If the darkness has an agenda beyond this, or just plans to keep attracting and leeching from other resentful dead men, is not clear. Certainly the spirits are initially very hostile towards the two agents and Tully – they seem to have the ability to force others to experience the circumstances of their own deaths, with potentially fatal consequences. Sapphire and Steel don’t appear to have any special resistance to the powers wielded by the darkness’ pawns, and indeed show little sign of having unusual powers themselves, beyond Sapphire’s usual extra-sensory perception. They use a traditional seance at one point, and when they resolve the problem – whatever it exactly is – it is through negotiation, not force or trickery.

I am reluctant to spoil this story for anyone who hasn’t seen it but may potentially do so in the future, but (as ever with this series) it raises more questions than it answers. Who or what are Sapphire and Steel working on behalf of? What is their agenda, their overall objective? In the first story it seems to be that they are working to preserve the integrity of Time and minimise disruption to the lives of human beings. Here things seem to be quite different: Steel is so determined to rid the station of the darkness’ influence that he contemplates a serious disruption to the flow of future time. This is before we even contemplate the ruthlessness of his methods. The conclusion of the story manages to be both shocking and anticlimactic (the story resolves off-screen; all the audience is aware of is a sound effect), and the viewer is left off-balance: so little exposition has been delivered that it’s difficult to know whether Steel’s actions are justified or not – we just don’t know what the stakes are.

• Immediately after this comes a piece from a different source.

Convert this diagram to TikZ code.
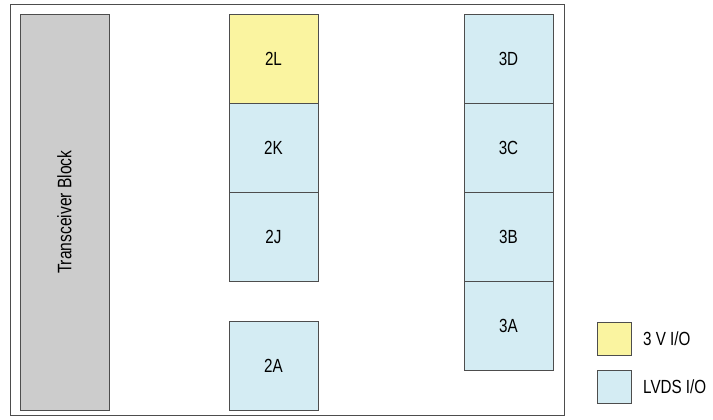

More than in the first assignment, the story does take on an abstract, almost theatrical air. I have to confess I approached this story with a certain degree of trepidation: my experience of these short SF/fantasy serials is that it takes something quite exceptional not to drag at six episodes in length. Assignment Two clocks in at eight episodes, meaning it is well over three hours long. Throughout this duration there are just the three main characters, plus the soldier and a couple of other ghosts who play minor roles; it all takes place in and around the same large set. It sounds like a gruelling prospect when you consider it that way, but – provided you don’t do something silly like trying to binge the whole thing in one sitting – the sheer measured spareness of it is quite engrossing. It’s true that the narrative of the thing advances only incrementally from episode to episode, but even on videotape, with minimal special effects, it is a genuinely atmospheric and rather creepy production.

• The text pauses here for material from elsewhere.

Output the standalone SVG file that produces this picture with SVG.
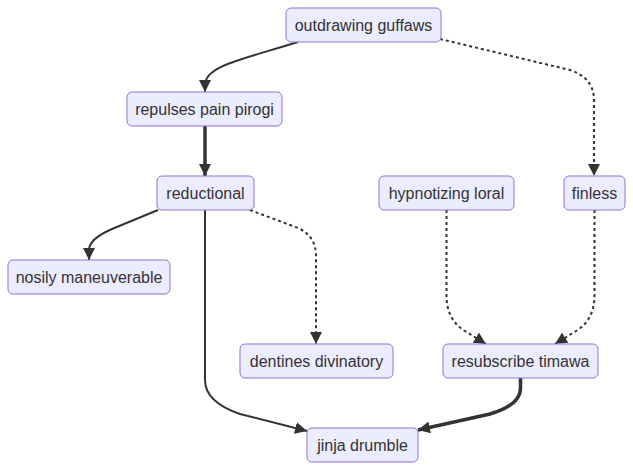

This is the story I had at the back of my mind when I found myself obliged to write a Call of Cthulhu scenario at quite short notice last year, although I will confess to mashing it together somewhat with Assignment Six (which I had actually seen at that point). I kept the old country railway station in the middle of the night, and the apparitions from the past (also the future, just to do something a bit different), and in place of the darkness I had one of Lovecraft’s deities manifest in the form of a rather unsettling railway carriage which it was a very bad idea to board. It all turned out quite enjoyably for all concerned, but it was probably for the best that I only had the vaguest ideas of the actual plot of this story. ‘All right, let’s explore the spooky old railway station,’ said one of the players, as the plot got underway, ‘and hope we don’t meet Sapphire and Steel.’ I must try to make my influences a bit less obvious.

Well, whatever. I have a growing belief that, whatever else it is, Assignment Two is quietly rather brilliant, for managing to do quite so much with such unpromising raw material. Assignment One may have stronger individual moments, but this one is more consistent, and not afraid to really challenge the audience. One wonders if the programme makers already knew that further episodes would be made – certainly, if they did, what they do with Steel’s character in particular is very radical and surprising. But then one watches Sapphire and Steel to be challenged, and to experience the uniquely peculiar atmosphere of the thing. Assignment Two does what you want this series to do.